Transloading is when a shipment is transferred from one mode of transportation to another. The process is most commonly used for international goods being shipped to different inland points.
For example, an overseas shipment from China to Canada might involve unloading an ocean container and transloading part of the goods in a truck for cross country container transport, while the rest of the container cargo is consolidated for air transfer. Transloading typically occurs at a different facility close to the port terminal.

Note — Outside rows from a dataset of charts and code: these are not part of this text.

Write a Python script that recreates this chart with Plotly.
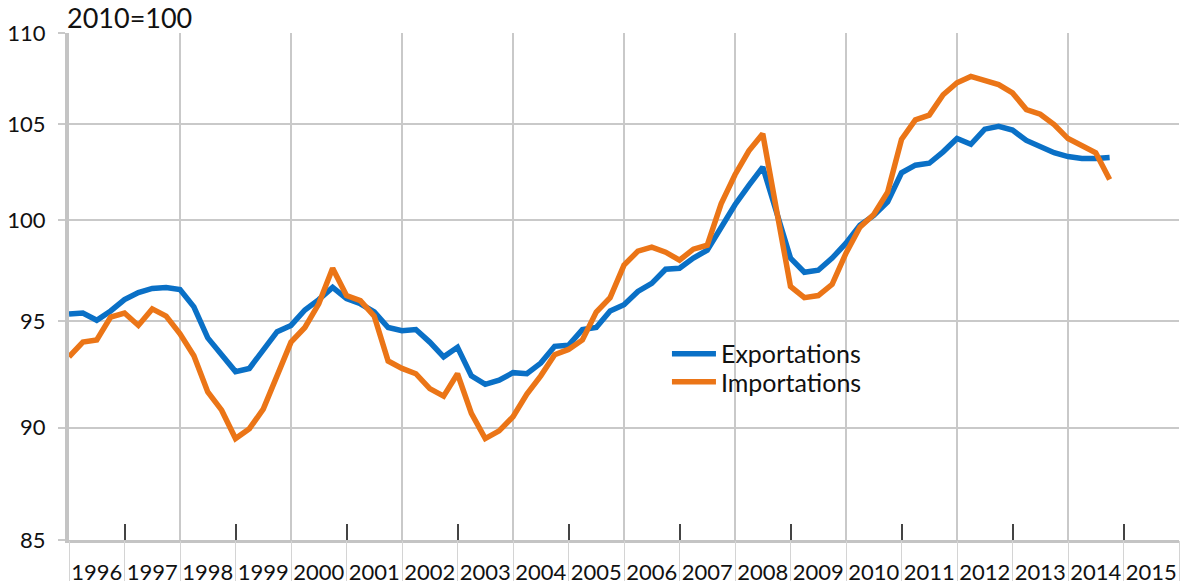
import math
import plotly.graph_objects as go

# ---- data (quarterly, 2010=100) ----
data_years = list(range(1996, 2015))
quarters = [1, 2, 3, 4]
periods = [f"{y}T{q}" for y in data_years for q in quarters]

exportations = [
    95.35, 95.40, 95.05, 95.50, 96.05, 96.40, 96.60, 96.65,
    96.55, 95.70, 94.20, 93.40, 92.60, 92.75, 93.65, 94.50,
    94.80, 95.55, 96.05, 96.65, 96.10, 95.85, 95.45, 94.70,
    94.55, 94.60, 94.00, 93.30, 93.75, 92.40, 92.00, 92.20,
    92.55, 92.50, 93.00, 93.80, 93.85, 94.60, 94.70, 95.50,
    95.80, 96.45, 96.85, 97.55, 97.60, 98.10, 98.50, 99.70,
    100.80, 101.80, 102.75, 100.40, 98.10, 97.40, 97.50, 98.10,
    98.85, 99.75, 100.25, 100.95, 102.45, 102.85, 102.95, 103.55,
    104.25, 103.95, 104.75, 104.90, 104.70, 104.15, 103.85, 103.50,
    103.30, 103.20, 103.20, 103.25,
]
importations = [
    93.30, 94.00, 94.10, 95.20, 95.40, 94.80, 95.60, 95.25,
    94.40, 93.35, 91.65, 90.80, 89.50, 89.95, 90.85, 92.35,
    94.00, 94.70, 95.85, 97.60, 96.25, 96.00, 95.25, 93.10,
    92.75, 92.50, 91.80, 91.45, 92.50, 90.65, 89.50, 89.85,
    90.50, 91.55, 92.40, 93.40, 93.65, 94.10, 95.45, 96.15,
    97.75, 98.45, 98.65, 98.40, 98.00, 98.55, 98.75, 100.85,
    102.35, 103.60, 104.50, 100.50, 96.70, 96.15, 96.25, 96.80,
    98.35, 99.65, 100.30, 101.45, 104.20, 105.25, 105.50, 106.60,
    107.25, 107.60, 107.40, 107.15, 106.70, 105.80, 105.55, 105.00,
    104.25, 103.90, 103.50, 102.10,
]

label_years = list(range(1996, 2016))
year_labels = [str(y) for y in label_years]
y_ticks = [85, 90, 95, 100, 105, 110]

# ---- positions derived from the period labels ----
x_vals = [int(p[:4]) + (int(p[-1]) - 1) / 4 for p in periods]
x_range = [label_years[0], label_years[-1] + 1]
boundaries = list(range(label_years[0], label_years[-1] + 2))
grid_years = [b for b in boundaries if b % 2 == 0 and b > label_years[0]]
odd_years = [b for b in boundaries if b % 2 == 1]

BLUE = "#0A70C6"
ORANGE = "#EB7517"
GRID = "#c9c9c9"
FONT = "Lato"
TXT = "#111111"

fig = go.Figure()
fig.add_trace(go.Scatter(x=x_vals, y=exportations, mode="lines", name="Exportations",
                         line=dict(color=BLUE, width=5.5), legend="legend"))
fig.add_trace(go.Scatter(x=x_vals, y=importations, mode="lines", name="Importations",
                         line=dict(color=ORANGE, width=5.5), legend="legend2"))
# empty traces so that the overlaid decoration axes are drawn
for ax in ["x2", "x3", "x4"]:
    fig.add_trace(go.Scatter(x=[], y=[], xaxis=ax, yaxis="y", mode="lines",
                             showlegend=False, hoverinfo="skip"))

legend_common = dict(xanchor="left", yanchor="middle", bgcolor="rgba(0,0,0,0)",
                     font=dict(size=25, family=FONT, color=TXT), itemwidth=44)

fig.update_layout(
    width=1181, height=585,
    margin=dict(l=69, r=2, t=33, b=45, autoexpand=False),
    paper_bgcolor="white", plot_bgcolor="white",
    font=dict(family=FONT, color=TXT, size=20),
    showlegend=True,
    legend=dict(x=0.5387, y=0.3669, **legend_common),
    legend2=dict(x=0.5387, y=0.3116, **legend_common),
    xaxis=dict(range=x_range, tickmode="array", tickvals=grid_years,
               showticklabels=False, ticks="", showgrid=True,
               gridcolor=GRID, gridwidth=1.6, zeroline=False, automargin=False,
               showline=True, linecolor="#c4c4c4", linewidth=3),
    xaxis2=dict(range=x_range, overlaying="x", anchor="y", side="bottom",
                tickmode="array", tickvals=[y + 0.5 for y in label_years],
                ticktext=year_labels, ticks="", showgrid=False, zeroline=False,
                showline=False, automargin=False,
                tickfont=dict(size=22, family=FONT, color=TXT),
                ticklabelstandoff=17),
    xaxis3=dict(range=x_range, overlaying="x", anchor="y", side="bottom",
                tickmode="array", tickvals=boundaries, showticklabels=False,
                ticks="outside", ticklen=40, tickwidth=1.3, tickcolor="#d4d4d4",
                showgrid=False, zeroline=False, showline=False, automargin=False),
    xaxis4=dict(range=x_range, overlaying="x", anchor="y", side="bottom",
                tickmode="array", tickvals=odd_years, showticklabels=False,
                ticks="inside", ticklen=16, tickwidth=1.5, tickcolor="#444444",
                showgrid=False, zeroline=False, showline=False, automargin=False),
    yaxis=dict(type="log", range=[math.log10(85), math.log10(110)],
               tickmode="array", tickvals=y_ticks, ticktext=[str(v) for v in y_ticks],
               ticks="outside", ticklen=7, tickcolor=GRID, tickwidth=1.6,
               showgrid=True, gridcolor=GRID, gridwidth=1.6, zeroline=False,
               showline=True, linecolor="#c4c4c4", linewidth=4, automargin=False,
               tickfont=dict(size=22, family=FONT, color=TXT),
               ticklabelstandoff=8),
    annotations=[dict(text="2010=100", xref="paper", yref="paper", x=0, y=1,
                      xanchor="left", yanchor="bottom", showarrow=False,
                      xshift=-4, yshift=-3,
                      font=dict(size=27, family=FONT, color=TXT))],
)

fig.write_html("out.html", config={"displayModeBar": False},
               post_script="document.body.style.margin='0px';")
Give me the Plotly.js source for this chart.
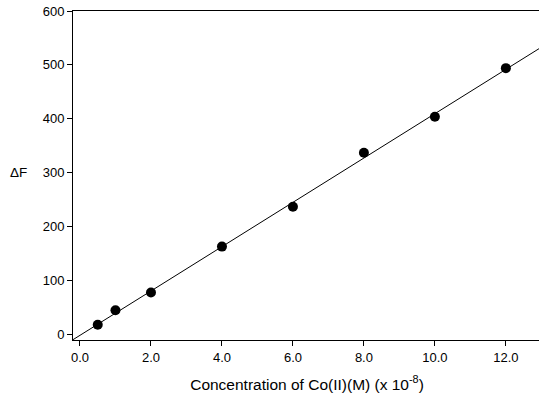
<!DOCTYPE html>
<html>
<head>
<meta charset="utf-8">
<script src="https://cdn.plot.ly/plotly-3.0.1.min.js"></script>
<style>
html,body{margin:0;padding:0;overflow:hidden;background:#fff;}
#chart{width:545px;height:400px;}
</style>
</head>
<body>
<div id="chart"></div>
<script>
// Data
var concentration = [0.5, 1, 2, 4, 6, 8, 10, 12];
var deltaF = [18, 45, 78, 163, 237, 337, 404, 494];
var fitRange = [-0.2, 13.2];

// least-squares fit of the data
var n = concentration.length;
var mx = concentration.reduce(function(a,b){return a+b;},0)/n;
var my = deltaF.reduce(function(a,b){return a+b;},0)/n;
var sxx = 0, sxy = 0;
for (var i = 0; i < n; i++) {
  sxx += (concentration[i]-mx)*(concentration[i]-mx);
  sxy += (concentration[i]-mx)*(deltaF[i]-my);
}
var slope = sxy/sxx, intercept = my - slope*mx;
var fitX = fitRange;
var fitY = fitRange.map(function(x){return slope*x + intercept;});

var font = "Liberation Sans, Arial, sans-serif";
var traces = [
  {x: fitX, y: fitY, mode: 'lines', line: {color: '#000', width: 1}, hoverinfo: 'skip', showlegend: false},
  {x: concentration, y: deltaF, mode: 'markers', marker: {color: '#000', size: 10}, showlegend: false}
];
var layout = {
  width: 545, height: 400,
  margin: {l: 73, r: 4, t: 11, b: 60},
  paper_bgcolor: '#fff', plot_bgcolor: '#fff',
  font: {family: font, color: '#000', size: 13},
  xaxis: {
    range: [-0.197, 12.99], tick0: 0, dtick: 2, tickformat: '.1f',
    showline: true, linecolor: '#000', linewidth: 1, mirror: true,
    ticks: 'outside', ticklen: 5, tickcolor: '#000', tickwidth: 1,
    showgrid: false, zeroline: false,
    title: {text: 'Concentration of Co(II)(M) (x 10<sup>-8</sup>)', font: {size: 15.5}, standoff: 15}
  },
  yaxis: {
    range: [-10.2, 600], tick0: 0, dtick: 100,
    showline: true, linecolor: '#000', linewidth: 1,
    ticks: 'outside', ticklen: 5, tickcolor: '#000', tickwidth: 1,
    showgrid: false, zeroline: false
  },
  annotations: [
    {text: 'ΔF', xref: 'paper', yref: 'y', x: -0.094, y: 300, xanchor: 'right', yanchor: 'middle', showarrow: false, font: {size: 13.5}}
  ]
};
Plotly.newPlot('chart', traces, layout, {displayModeBar: false, staticPlot: true});
</script>
</body>
</html>
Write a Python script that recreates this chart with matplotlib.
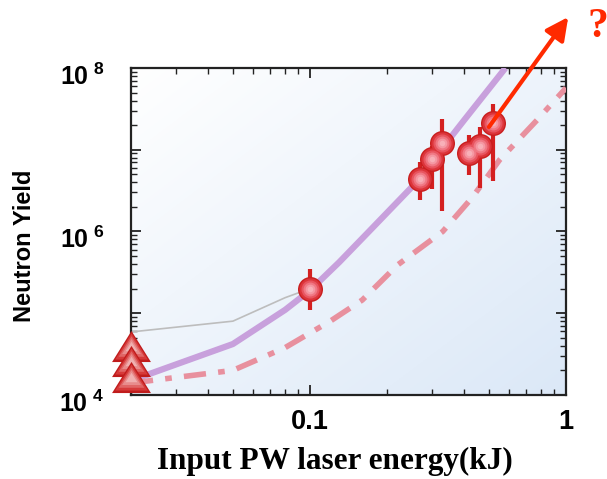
import numpy as np
import matplotlib.pyplot as plt
import matplotlib.transforms as mtransforms
from matplotlib.ticker import FixedLocator, FixedFormatter, LogLocator, NullFormatter

# simulation curves
model_x = [0.02, 0.05, 0.08, 0.1, 0.13, 0.17, 0.25, 0.4, 0.58]
model_y = [1.5e4, 4.2e4, 1.1e5, 1.9e5, 4.2e5, 1.0e6, 3.5e6, 2.3e7, 1.0e8]

low_x = [0.02, 0.05, 0.08, 0.12, 0.16, 0.22, 0.33, 0.43, 0.55, 0.77, 1.0]
low_y = [1.4e4, 2.0e4, 3.8e4, 8.0e4, 1.45e5, 3.9e5, 1.0e6, 2.6e6, 7.5e6, 2.3e7, 5.7e7]

gray_x = [0.02, 0.05, 0.08, 0.1]
gray_y = [5.9e4, 8.0e4, 1.55e5, 2.0e5]

# measured yields with error bars
exp_x = [0.1, 0.269, 0.30, 0.328, 0.418, 0.461, 0.519]
exp_y = [2.0e5, 4.4e6, 7.7e6, 1.2e7, 9.1e6, 1.1e7, 2.15e7]
exp_lo = [1.1e5, 2.4e6, 3.3e6, 1.8e6, 4.9e6, 3.4e6, 4.1e6]
exp_hi = [3.5e5, 7.0e6, 1.1e7, 2.4e7, 1.5e7, 1.9e7, 3.6e7]

# upper limits at the lowest energy
lim_x = [0.02, 0.02, 0.02]
lim_y = [4.0e4, 2.6e4, 1.65e4]

ytick_vals = [1e4, 1e5, 1e6, 1e7, 1e8]
ytick_labels = [r'$\mathregular{10^{\ 4}}$', '', r'$\mathregular{10^{\ 6}}$', '',
                r'$\mathregular{10^{\ 8}}$']
xtick_vals = [0.1, 1]
xtick_labels = ['0.1', '1']

fig = plt.figure(figsize=(6.07, 4.79), dpi=100)
ax = fig.add_axes([0.2158, 0.1754, 0.7167, 0.6827])
ax.set_xscale('log')
ax.set_yscale('log')
ax.set_xlim(0.02, 1)
ax.set_ylim(1e4, 1e8)

# white (top left) -> light blue (bottom right) background
gx, gy = np.meshgrid(np.linspace(0, 1, 200), np.linspace(0, 1, 200))
t = (gx + gy) / 2
c0 = np.array([1.0, 1.0, 1.0])
c1 = np.array([0.86, 0.91, 0.97])
grad = c0 + (c1 - c0) * t[..., None]
ax.imshow(grad, extent=[0, 1, 0, 1], transform=ax.transAxes, origin='upper',
          aspect='auto', zorder=0)

ax.plot(gray_x, gray_y, color='#bdbdbd', lw=1.2, zorder=2)
ax.plot(model_x, model_y, color='#c8a0dc', lw=4.5, solid_capstyle='butt', zorder=3)
ax.plot(low_x, low_y, color='#e8909e', lw=4, linestyle=(0, (4, 2.2, 1.2, 2.2)),
        dash_capstyle='butt', zorder=3)

err = [np.array(exp_y) - np.array(exp_lo), np.array(exp_hi) - np.array(exp_y)]
ax.errorbar(exp_x, exp_y, yerr=err, fmt='none', ecolor='#d42020', elinewidth=3,
            capsize=0, zorder=4)

# shaded spheres drawn as stacked circles
shades = ['#c81e1e', '#dc343a', '#e85560', '#f07884', '#f598a3', '#f8b0b8']
sizes = [18, 16, 13, 10, 7, 4]
for c, s in zip(shades, sizes):
    ax.plot(exp_x, exp_y, 'o', color=c, markersize=s, markeredgewidth=0, zorder=5)

# flat triangles for the lower limits
tri = [(0, 0.8), (-1, -0.8), (1, -0.8)]
tri_shades = ['#c01c1c', '#d63a3a', '#e06666', '#e88c8c', '#f0b0b0']
tri_sizes = [28, 23.5, 18.5, 13.5, 8.5]
for i in range(len(lim_y)):
    for c, s in zip(tri_shades, tri_sizes):
        ax.plot(lim_x[i], lim_y[i], marker=tri, linestyle='none', color=c,
                markersize=s, markeredgewidth=0, zorder=6, clip_on=False)

ax.annotate('', xy=(1.02, 4.2e8), xytext=(0.50, 1.9e7),
            arrowprops=dict(arrowstyle='-|>', color='#ff2a00', lw=3,
                            mutation_scale=34, shrinkA=0, shrinkB=0),
            annotation_clip=False, zorder=7)
ax.text(1.073, 1.125, '?', transform=ax.transAxes, ha='center', va='center',
        fontsize=30, fontweight='bold', family='Liberation Serif', color='#ff2a00')

ax.yaxis.set_major_locator(FixedLocator(ytick_vals))
ax.yaxis.set_major_formatter(FixedFormatter(ytick_labels))
ax.yaxis.set_minor_locator(LogLocator(base=10, subs=np.arange(2, 10)))
ax.yaxis.set_minor_formatter(NullFormatter())
ax.xaxis.set_major_locator(FixedLocator(xtick_vals))
ax.xaxis.set_major_formatter(FixedFormatter(xtick_labels))
ax.xaxis.set_minor_locator(LogLocator(base=10, subs=np.arange(2, 10)))
ax.xaxis.set_minor_formatter(NullFormatter())

ax.tick_params(which='both', direction='in', top=True, right=True, color='#222222',
               labelcolor='black')
ax.tick_params(which='major', length=7, width=1.3)
ax.tick_params(which='minor', length=4, width=1.0)
ax.tick_params(axis='y', labelsize=18, pad=19)
ax.tick_params(axis='x', labelsize=19.5, pad=10)
for lab in ax.get_xticklabels() + ax.get_yticklabels():
    lab.set_fontweight('bold')
    lab.set_family('Liberation Sans')
# y tick labels sit a little below their ticks
shift = mtransforms.ScaledTranslation(0, -6 / 100, fig.dpi_scale_trans)
for lab in ax.get_yticklabels():
    lab.set_transform(lab.get_transform() + shift)
for sp in ax.spines.values():
    sp.set_linewidth(1.6)
    sp.set_color('#222222')

ax.set_xlabel('Input PW laser energy(kJ)', fontsize=22.5, fontweight='bold',
              family='Liberation Serif', labelpad=9)
ax.xaxis.label.set_x(0.469)
ax.set_ylabel('Neutron Yield', fontsize=17, fontweight='bold',
              family='Liberation Sans')
ax.yaxis.set_label_coords(-0.219, 0.457)

fig.savefig('out.png', dpi=100)
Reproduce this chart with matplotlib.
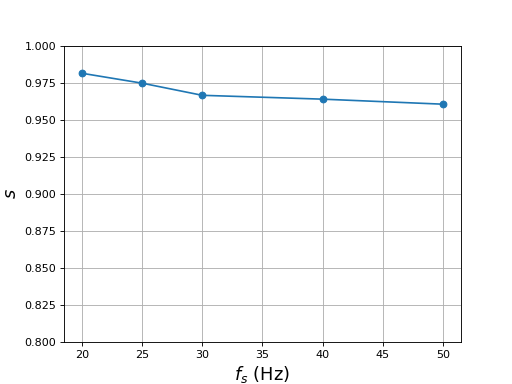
import matplotlib
matplotlib.use('Agg')
import matplotlib.pyplot as plt

fs = [20, 25, 30, 40, 50]
s_vals = [0.9816, 0.9749, 0.9667, 0.9641, 0.9607]

fig = plt.figure(figsize=(6.4, 4.8), dpi=80)
plt.plot(fs, s_vals, marker='o')
plt.ylim(0.8, 1.0)
plt.xlabel('$f_s$ (Hz)', fontsize=16)
plt.ylabel('$s$', fontsize=16)
plt.grid(True)
plt.savefig('out.png')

What does transloading involve?
Transloading requires storage facilities like a warehouse to sort and transfer goods from one shipment mode to another. An example of a transloading process can be:
- The container is first taken to a storage facility
- The goods are palletized, sorted, and prepared for loading
- The goods are transferred to a domestic container or truck
- The shipment is delivered to its destination by a Calgary transport company
Advantages of transloading
There are many benefits of transloading, including cost-savings and eliminating the extra step of a distribution center. Transloading allows for the consolidation of shipments from overseas containers, which is an efficient method because ocean containers are smaller than land containers. The goods are shipped directly to their destination, which saves time, resources, and money from acquiring expensive land transportation.
Another advantage of transloading is that shipments can clear customs in port instead of at the final destination, which further reduces costs and increases the speed of delivery to the end customer. Companies also have the opportunity for different shipping methods – for example, from ocean container to rail, land, or air.
Disadvantages of transloading
While transloading is a vital process in the transportation industry, it’s important to be aware of the disadvantages. Transloading adds a point in supply chain management, which can delay shipments of at least 24 hours.
Additionally, not all goods can be shipped using the transloading process if the domestic container capacity is being underutilized. Simply put, it’s not economic to transport a single palette inside a large-capacity container.
Transloading also comes with an increased risk of theft and damage in storage facilities; one of the main reasons companies transporting high-priced items seek alternative cross country transportation methods.